Cassatt submitted the painting to the Art Gallery of the American
pavilion at the 1878 World's Fair, along with another that cannot now be
identified. To her intense annoyance it was rejected, although the
other was accepted.
She expressed her irritation in a 1903 letter to the Parisian art dealer
Ambroise Vollard, which makes it plain how much Degas had been involved
(he also supplied the model, a daughter of friends of his): "It was the
portrait of a friend of M. Degas. I had done the child in the armchair
and he found it good and advised me on the background and he even worked
on it.
I sent it to the American section of the big exposition, they refused it ... I was furious, all the more so since he had worked on it. At that time this appeared new and the jury consisted of three people of which one was a pharmacist!" Indeed, the painting is often cited as an example of Degas' influence.

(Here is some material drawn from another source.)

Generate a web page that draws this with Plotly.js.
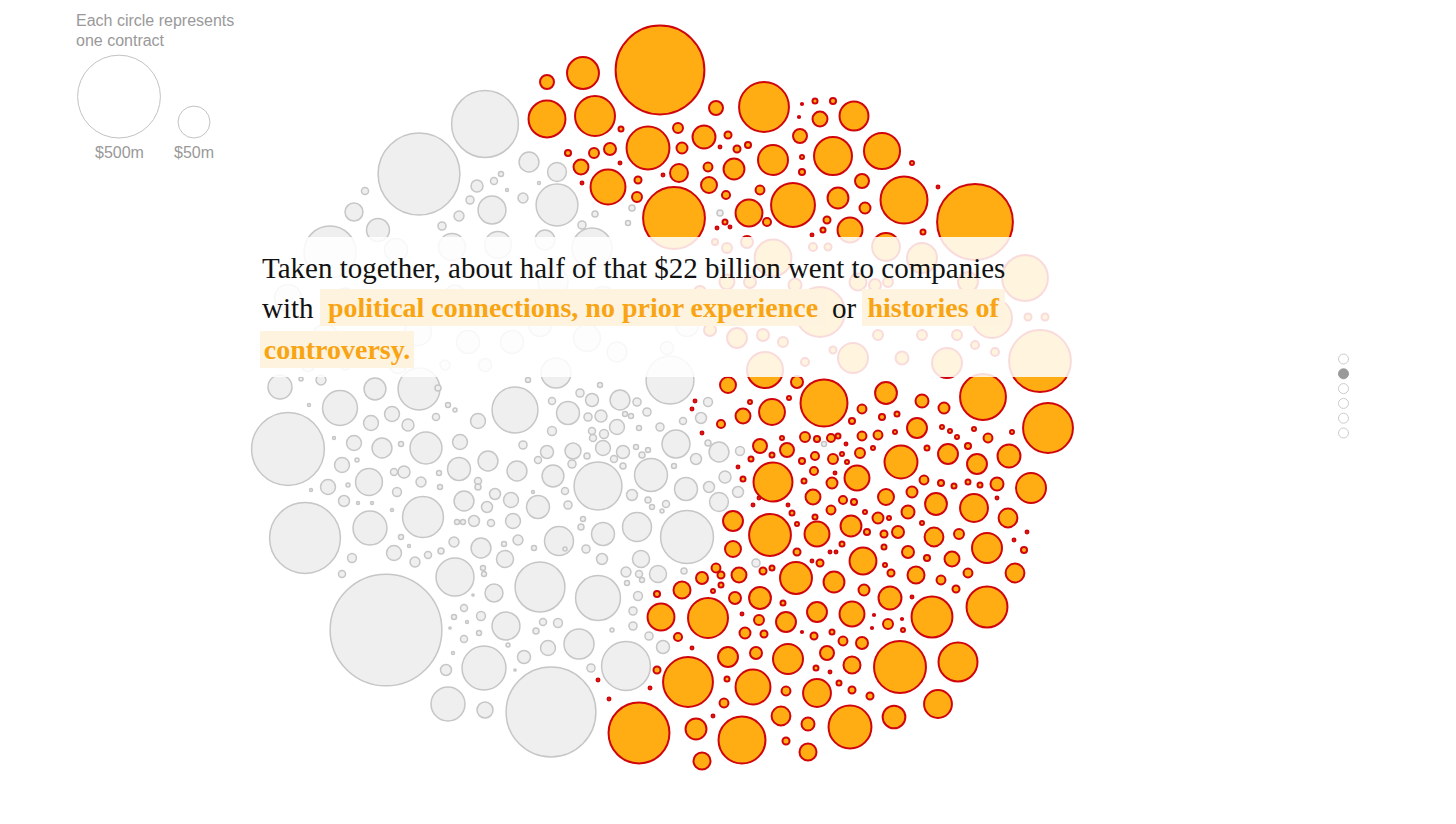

The dog pictured lying in the armchair next the little girl's in Little Girl in a Blue Armchair is a Brussels Griffon. Cassatt was probably introduced to this breed while in Antwerp 1873. Degas presented her with a pup he had procured from fellow Impressionist Ludovic-Napoléon Lepic, a dog lover who bred them, and Cassatt went on to keep them the rest of her life.
The painting was purchased from the artist by Ambroise Vollard of Paris around 1903 for his gallery, and was later acquired by Hector Brame of Paris. It was sold in 1963 to Mr. and Mrs. Paul Mellon. They lent it to the National Gallery of Art for exhibitions and eventually gifted it in 1983 to NGA.